- **Exercise requirements**: Search the listing below for the word "script" and copy each line that holds it.

Stored dataset items
* start *
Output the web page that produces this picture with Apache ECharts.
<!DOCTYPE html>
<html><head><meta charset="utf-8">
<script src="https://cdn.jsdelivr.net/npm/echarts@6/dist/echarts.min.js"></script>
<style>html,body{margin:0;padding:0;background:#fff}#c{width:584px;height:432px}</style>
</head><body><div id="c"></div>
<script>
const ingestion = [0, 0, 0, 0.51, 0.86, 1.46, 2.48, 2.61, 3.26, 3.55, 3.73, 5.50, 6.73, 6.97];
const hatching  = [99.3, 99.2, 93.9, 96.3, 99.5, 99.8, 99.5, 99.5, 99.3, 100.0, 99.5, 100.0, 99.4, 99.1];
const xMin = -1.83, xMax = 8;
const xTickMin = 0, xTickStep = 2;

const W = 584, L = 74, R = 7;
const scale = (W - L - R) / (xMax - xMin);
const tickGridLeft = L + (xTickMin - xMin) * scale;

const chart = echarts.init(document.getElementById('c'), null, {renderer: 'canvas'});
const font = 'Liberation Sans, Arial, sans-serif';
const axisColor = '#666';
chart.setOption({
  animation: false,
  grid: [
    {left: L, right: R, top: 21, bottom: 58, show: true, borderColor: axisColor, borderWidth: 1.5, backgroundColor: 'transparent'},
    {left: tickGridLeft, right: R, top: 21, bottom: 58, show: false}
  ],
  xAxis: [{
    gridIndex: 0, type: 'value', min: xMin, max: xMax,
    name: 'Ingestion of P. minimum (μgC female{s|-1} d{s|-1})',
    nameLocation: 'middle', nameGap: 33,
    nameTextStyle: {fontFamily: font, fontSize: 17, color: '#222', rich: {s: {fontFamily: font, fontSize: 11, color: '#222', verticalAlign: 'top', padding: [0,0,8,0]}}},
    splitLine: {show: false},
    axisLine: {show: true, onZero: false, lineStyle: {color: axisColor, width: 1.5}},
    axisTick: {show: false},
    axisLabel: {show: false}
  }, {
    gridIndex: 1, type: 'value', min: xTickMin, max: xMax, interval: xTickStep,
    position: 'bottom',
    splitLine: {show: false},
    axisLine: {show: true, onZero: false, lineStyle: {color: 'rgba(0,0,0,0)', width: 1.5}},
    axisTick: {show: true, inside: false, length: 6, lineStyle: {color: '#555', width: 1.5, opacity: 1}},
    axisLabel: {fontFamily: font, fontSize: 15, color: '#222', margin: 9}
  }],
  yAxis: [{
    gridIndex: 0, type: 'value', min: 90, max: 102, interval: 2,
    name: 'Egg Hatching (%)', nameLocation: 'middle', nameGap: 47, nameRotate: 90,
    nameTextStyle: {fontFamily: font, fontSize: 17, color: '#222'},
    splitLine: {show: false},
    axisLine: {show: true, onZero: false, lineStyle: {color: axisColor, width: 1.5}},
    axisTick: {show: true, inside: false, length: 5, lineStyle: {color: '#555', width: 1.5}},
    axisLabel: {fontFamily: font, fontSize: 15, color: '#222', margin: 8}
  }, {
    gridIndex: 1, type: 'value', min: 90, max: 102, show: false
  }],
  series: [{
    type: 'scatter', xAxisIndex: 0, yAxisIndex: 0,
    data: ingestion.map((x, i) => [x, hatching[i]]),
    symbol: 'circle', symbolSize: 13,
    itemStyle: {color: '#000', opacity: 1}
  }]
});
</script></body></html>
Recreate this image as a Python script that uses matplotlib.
* end *
- **Solved exercise**:
<script src="https://cdn.jsdelivr.net/npm/echarts@6/dist/echarts.min.js"></script>
<script>
</script></body></html>
Recreate this image as a Python script that uses matplotlib.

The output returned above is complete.